* **DATA EXTRACT**:
──────────────────────────────
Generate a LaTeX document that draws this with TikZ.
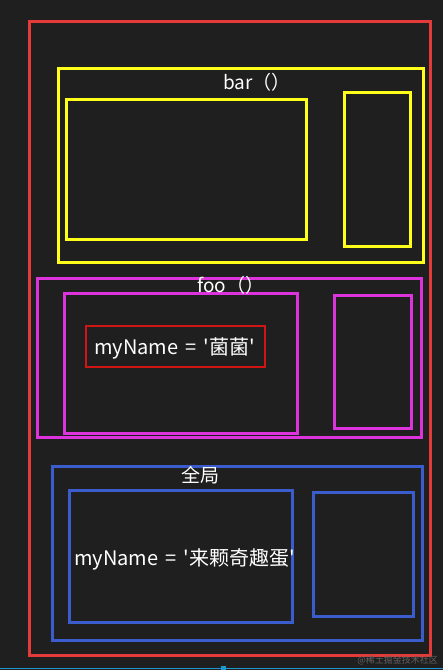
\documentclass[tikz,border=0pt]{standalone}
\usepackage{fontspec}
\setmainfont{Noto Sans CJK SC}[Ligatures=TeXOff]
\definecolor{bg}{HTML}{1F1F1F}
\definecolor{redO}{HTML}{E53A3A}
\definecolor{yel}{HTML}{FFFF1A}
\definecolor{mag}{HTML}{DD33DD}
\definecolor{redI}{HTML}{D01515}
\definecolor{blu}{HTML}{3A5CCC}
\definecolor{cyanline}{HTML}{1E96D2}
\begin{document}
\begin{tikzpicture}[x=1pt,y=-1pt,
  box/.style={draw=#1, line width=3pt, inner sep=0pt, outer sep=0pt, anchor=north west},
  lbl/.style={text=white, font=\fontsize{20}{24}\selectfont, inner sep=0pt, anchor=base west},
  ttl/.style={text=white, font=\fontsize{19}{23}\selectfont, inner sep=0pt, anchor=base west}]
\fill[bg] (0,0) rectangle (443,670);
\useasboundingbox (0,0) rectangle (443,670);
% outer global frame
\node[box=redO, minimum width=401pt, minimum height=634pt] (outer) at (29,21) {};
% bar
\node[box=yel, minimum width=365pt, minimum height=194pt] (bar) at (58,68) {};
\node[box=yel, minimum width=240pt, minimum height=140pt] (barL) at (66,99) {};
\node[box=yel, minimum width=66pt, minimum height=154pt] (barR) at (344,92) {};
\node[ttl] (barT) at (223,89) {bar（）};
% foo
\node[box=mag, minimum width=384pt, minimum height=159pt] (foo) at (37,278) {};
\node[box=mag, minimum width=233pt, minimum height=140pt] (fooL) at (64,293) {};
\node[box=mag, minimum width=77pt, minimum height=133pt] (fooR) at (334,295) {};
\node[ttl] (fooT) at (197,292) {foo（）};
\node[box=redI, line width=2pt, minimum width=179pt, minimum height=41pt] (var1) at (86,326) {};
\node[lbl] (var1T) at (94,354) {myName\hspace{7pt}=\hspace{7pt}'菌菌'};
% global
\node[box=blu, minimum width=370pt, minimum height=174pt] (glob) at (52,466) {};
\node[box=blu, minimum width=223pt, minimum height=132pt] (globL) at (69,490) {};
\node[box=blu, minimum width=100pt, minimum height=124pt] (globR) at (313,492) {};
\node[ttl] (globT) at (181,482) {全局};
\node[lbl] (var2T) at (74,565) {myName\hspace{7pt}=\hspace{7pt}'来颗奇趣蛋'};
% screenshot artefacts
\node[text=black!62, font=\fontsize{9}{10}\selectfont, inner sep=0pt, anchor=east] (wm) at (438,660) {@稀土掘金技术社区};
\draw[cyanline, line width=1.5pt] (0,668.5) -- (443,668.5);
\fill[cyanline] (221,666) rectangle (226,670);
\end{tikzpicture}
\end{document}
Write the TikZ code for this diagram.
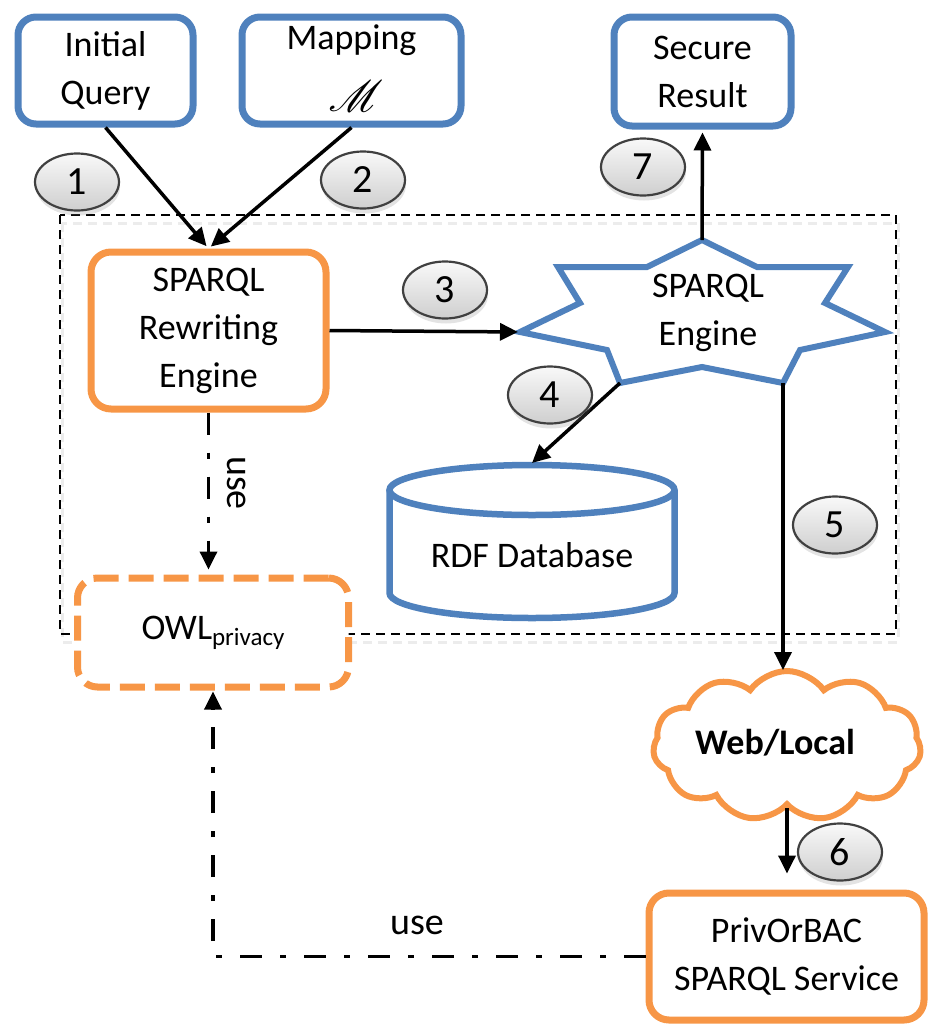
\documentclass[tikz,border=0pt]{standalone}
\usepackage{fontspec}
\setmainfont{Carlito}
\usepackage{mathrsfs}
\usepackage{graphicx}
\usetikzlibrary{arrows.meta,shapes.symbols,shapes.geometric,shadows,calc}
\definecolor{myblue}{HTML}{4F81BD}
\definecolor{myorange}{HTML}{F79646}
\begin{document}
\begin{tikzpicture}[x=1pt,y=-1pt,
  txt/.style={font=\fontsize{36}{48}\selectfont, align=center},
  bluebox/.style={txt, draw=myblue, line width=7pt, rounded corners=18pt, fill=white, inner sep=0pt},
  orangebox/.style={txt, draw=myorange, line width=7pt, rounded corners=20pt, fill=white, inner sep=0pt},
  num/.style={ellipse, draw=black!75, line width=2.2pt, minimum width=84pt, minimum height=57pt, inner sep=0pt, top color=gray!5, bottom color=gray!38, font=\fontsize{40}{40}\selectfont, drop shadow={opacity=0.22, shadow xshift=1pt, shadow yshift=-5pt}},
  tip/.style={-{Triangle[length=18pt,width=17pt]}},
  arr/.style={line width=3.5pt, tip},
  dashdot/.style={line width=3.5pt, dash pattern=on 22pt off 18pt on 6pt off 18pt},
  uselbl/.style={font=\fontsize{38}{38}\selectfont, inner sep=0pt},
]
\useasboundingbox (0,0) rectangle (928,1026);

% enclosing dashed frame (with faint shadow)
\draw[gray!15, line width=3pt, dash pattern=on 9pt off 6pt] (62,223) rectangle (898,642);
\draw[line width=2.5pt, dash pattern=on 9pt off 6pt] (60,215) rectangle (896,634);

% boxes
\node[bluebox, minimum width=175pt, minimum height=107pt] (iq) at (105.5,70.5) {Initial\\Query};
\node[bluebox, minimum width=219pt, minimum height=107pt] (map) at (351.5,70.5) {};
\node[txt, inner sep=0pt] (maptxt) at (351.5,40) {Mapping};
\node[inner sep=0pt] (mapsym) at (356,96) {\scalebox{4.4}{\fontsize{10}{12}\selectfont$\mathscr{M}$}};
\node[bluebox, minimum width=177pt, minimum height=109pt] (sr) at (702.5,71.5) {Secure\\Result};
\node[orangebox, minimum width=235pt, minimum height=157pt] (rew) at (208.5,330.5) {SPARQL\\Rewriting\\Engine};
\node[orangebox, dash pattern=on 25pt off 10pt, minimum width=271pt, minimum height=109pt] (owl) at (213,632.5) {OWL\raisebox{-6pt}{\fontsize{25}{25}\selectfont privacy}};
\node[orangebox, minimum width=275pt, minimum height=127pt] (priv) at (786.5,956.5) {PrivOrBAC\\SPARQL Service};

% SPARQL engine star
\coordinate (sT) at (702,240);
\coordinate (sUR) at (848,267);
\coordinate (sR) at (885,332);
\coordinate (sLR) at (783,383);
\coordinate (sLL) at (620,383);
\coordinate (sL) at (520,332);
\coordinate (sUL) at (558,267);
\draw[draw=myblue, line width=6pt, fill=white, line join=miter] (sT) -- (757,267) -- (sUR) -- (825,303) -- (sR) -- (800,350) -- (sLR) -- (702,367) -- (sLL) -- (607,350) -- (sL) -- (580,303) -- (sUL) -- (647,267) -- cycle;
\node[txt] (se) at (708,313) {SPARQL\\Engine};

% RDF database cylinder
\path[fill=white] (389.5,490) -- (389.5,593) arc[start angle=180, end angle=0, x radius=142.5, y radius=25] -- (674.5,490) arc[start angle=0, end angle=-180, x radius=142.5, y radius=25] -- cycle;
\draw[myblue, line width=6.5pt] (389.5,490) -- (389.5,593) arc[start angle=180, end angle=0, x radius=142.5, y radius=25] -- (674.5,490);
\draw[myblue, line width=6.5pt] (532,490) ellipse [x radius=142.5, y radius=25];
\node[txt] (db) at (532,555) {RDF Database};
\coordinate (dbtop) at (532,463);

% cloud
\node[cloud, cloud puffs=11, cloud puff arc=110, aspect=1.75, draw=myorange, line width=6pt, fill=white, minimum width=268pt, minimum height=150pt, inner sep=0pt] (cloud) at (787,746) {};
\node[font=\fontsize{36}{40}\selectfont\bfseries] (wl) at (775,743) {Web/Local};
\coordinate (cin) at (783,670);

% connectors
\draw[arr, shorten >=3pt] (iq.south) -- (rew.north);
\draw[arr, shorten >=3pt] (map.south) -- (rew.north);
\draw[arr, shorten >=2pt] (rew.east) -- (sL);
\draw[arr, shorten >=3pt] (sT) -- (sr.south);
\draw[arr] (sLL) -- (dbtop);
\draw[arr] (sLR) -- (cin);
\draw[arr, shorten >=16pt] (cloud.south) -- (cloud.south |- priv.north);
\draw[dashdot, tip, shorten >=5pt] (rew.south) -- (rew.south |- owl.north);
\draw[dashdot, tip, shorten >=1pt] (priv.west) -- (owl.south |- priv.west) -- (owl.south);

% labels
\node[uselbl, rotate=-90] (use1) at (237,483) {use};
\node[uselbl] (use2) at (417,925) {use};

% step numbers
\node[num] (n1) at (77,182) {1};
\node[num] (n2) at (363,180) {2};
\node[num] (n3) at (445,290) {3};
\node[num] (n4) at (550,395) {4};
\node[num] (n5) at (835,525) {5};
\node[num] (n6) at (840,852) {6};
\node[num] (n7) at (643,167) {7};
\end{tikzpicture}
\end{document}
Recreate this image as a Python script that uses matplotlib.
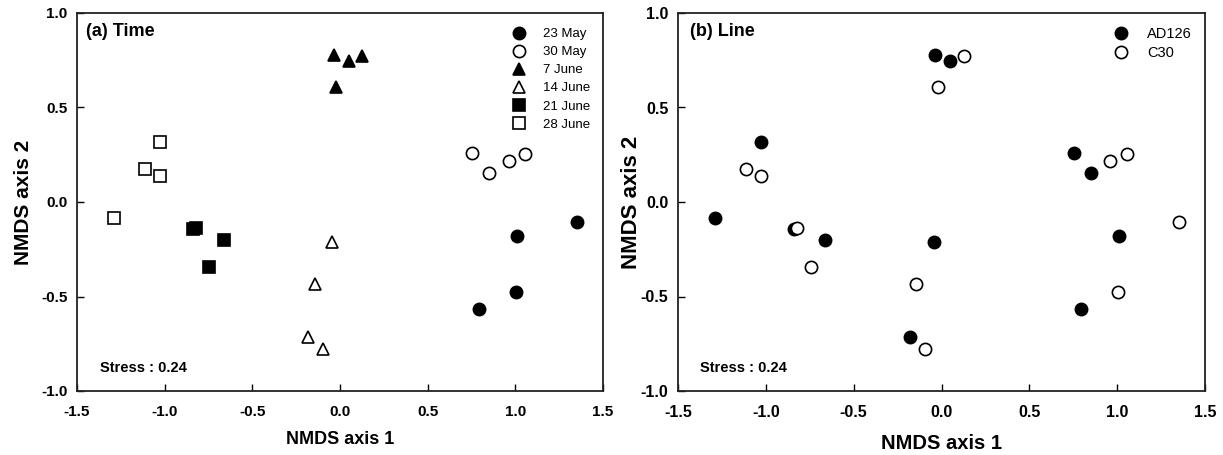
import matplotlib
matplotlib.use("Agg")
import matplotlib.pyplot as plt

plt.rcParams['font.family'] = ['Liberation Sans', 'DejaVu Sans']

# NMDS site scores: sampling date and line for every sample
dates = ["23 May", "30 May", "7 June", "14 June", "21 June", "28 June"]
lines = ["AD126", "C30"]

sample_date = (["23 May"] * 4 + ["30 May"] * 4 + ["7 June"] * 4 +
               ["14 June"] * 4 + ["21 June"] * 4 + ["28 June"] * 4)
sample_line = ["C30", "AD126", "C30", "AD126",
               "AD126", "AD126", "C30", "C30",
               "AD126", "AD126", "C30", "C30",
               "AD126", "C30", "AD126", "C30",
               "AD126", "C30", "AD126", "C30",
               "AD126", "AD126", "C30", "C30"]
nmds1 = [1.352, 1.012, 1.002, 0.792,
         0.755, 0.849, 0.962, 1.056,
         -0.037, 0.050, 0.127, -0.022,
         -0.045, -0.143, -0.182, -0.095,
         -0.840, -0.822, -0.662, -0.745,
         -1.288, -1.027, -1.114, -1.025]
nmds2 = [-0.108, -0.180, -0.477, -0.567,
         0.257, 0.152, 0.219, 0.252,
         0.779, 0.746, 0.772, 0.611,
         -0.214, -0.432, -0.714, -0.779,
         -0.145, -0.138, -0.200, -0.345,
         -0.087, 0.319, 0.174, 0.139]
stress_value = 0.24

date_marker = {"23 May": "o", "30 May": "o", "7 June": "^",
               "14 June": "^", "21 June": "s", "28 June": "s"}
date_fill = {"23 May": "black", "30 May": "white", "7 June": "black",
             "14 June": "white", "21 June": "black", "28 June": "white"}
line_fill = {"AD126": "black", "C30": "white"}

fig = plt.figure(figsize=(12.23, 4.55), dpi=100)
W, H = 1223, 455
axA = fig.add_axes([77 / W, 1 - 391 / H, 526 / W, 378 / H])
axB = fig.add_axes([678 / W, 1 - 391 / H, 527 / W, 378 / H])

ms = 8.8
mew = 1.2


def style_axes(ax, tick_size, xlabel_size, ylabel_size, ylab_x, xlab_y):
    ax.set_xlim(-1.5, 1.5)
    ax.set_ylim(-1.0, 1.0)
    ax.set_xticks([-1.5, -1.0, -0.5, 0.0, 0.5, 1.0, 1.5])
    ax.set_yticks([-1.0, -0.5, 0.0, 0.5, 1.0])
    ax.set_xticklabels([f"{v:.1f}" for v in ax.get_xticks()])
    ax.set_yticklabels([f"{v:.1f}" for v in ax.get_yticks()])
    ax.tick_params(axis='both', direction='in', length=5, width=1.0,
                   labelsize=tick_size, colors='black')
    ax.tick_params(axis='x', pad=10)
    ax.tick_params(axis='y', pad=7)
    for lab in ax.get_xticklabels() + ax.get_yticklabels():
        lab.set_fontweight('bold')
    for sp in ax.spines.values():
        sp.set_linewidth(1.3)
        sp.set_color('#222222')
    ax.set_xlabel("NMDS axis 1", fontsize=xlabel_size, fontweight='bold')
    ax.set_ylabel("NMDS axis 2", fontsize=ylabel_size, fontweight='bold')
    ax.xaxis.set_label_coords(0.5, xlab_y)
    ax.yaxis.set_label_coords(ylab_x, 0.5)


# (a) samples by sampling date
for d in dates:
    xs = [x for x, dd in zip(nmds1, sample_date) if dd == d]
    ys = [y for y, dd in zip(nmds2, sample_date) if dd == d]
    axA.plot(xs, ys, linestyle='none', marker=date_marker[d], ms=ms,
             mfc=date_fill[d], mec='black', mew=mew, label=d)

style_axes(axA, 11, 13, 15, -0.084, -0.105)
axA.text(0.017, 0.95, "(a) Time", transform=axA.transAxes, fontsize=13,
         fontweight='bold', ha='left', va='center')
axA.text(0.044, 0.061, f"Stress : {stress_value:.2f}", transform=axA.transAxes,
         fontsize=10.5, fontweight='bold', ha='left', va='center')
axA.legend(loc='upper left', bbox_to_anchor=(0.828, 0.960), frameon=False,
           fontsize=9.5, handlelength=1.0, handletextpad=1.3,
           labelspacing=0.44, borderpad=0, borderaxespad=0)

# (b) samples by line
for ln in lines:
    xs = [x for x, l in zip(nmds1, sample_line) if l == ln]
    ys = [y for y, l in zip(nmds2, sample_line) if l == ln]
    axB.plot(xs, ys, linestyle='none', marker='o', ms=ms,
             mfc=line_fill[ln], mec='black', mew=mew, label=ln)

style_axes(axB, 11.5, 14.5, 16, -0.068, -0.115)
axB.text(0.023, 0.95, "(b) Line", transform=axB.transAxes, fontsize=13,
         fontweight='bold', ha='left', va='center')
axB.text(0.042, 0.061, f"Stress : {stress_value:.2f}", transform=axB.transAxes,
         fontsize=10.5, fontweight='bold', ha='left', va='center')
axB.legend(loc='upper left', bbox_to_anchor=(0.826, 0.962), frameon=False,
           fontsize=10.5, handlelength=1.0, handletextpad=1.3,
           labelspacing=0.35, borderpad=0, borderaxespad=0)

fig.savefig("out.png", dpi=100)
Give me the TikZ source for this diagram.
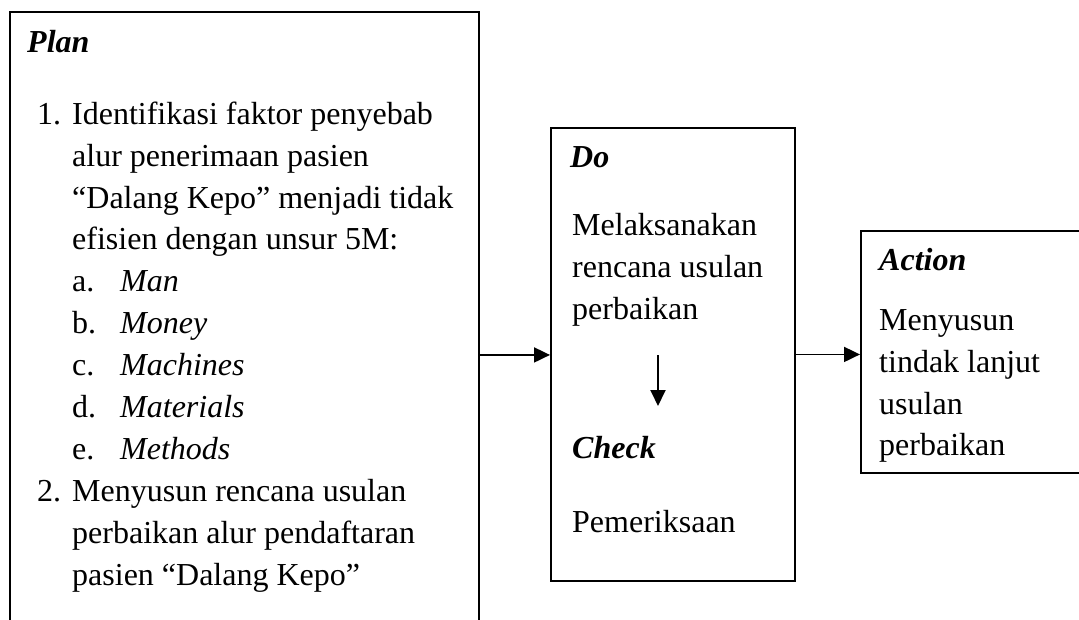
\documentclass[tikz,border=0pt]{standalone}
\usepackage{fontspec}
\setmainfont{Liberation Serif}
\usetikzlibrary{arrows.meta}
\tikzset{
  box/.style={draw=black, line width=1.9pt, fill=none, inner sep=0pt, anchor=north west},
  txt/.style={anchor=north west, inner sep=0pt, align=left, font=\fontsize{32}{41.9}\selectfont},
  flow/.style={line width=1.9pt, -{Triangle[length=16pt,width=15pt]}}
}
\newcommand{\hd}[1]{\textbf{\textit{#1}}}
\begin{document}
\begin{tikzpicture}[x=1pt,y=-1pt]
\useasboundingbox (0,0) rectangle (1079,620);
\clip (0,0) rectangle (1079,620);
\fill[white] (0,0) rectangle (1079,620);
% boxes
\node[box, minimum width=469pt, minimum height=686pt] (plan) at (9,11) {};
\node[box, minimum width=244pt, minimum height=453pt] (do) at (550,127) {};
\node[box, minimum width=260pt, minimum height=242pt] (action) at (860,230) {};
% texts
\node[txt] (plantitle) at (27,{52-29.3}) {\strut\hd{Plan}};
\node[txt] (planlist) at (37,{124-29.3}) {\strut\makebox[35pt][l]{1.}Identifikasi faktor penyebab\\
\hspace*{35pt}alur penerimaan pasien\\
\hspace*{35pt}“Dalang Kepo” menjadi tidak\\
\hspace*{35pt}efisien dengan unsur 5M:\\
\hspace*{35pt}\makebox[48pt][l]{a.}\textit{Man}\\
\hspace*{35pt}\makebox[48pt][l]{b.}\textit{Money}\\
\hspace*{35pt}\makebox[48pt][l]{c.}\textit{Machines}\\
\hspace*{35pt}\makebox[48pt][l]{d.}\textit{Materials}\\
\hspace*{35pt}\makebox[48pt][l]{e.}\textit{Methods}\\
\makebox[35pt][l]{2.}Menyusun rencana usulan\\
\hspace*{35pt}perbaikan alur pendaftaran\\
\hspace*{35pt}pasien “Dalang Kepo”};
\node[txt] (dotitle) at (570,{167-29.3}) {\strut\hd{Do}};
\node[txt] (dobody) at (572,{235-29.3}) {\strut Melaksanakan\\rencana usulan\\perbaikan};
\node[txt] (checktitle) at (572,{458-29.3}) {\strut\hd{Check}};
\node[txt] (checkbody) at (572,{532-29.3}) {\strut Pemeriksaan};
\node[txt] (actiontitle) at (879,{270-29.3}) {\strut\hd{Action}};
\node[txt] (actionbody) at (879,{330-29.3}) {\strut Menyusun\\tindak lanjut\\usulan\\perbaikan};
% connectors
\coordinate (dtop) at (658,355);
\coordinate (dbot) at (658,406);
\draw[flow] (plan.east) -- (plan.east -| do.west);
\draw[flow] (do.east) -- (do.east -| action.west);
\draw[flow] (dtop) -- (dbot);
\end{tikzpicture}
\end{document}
──────────────────────────────
* **THE PROBLEM**: Give back exactly the lines from the one that holds "Write the TikZ code for this diagram." to the one that holds "(0,0) rectangle (928,1026);", with both ends and without the images.

* **RESPONSE TO THIS TASK**:
Write the TikZ code for this diagram.
\documentclass[tikz,border=0pt]{standalone}
\usepackage{fontspec}
\setmainfont{Carlito}
\usepackage{mathrsfs}
\usepackage{graphicx}
\usetikzlibrary{arrows.meta,shapes.symbols,shapes.geometric,shadows,calc}
\definecolor{myblue}{HTML}{4F81BD}
\definecolor{myorange}{HTML}{F79646}
\begin{document}
\begin{tikzpicture}[x=1pt,y=-1pt,
  txt/.style={font=\fontsize{36}{48}\selectfont, align=center},
  bluebox/.style={txt, draw=myblue, line width=7pt, rounded corners=18pt, fill=white, inner sep=0pt},
  orangebox/.style={txt, draw=myorange, line width=7pt, rounded corners=20pt, fill=white, inner sep=0pt},
  num/.style={ellipse, draw=black!75, line width=2.2pt, minimum width=84pt, minimum height=57pt, inner sep=0pt, top color=gray!5, bottom color=gray!38, font=\fontsize{40}{40}\selectfont, drop shadow={opacity=0.22, shadow xshift=1pt, shadow yshift=-5pt}},
  tip/.style={-{Triangle[length=18pt,width=17pt]}},
  arr/.style={line width=3.5pt, tip},
  dashdot/.style={line width=3.5pt, dash pattern=on 22pt off 18pt on 6pt off 18pt},
  uselbl/.style={font=\fontsize{38}{38}\selectfont, inner sep=0pt},
]
\useasboundingbox (0,0) rectangle (928,1026);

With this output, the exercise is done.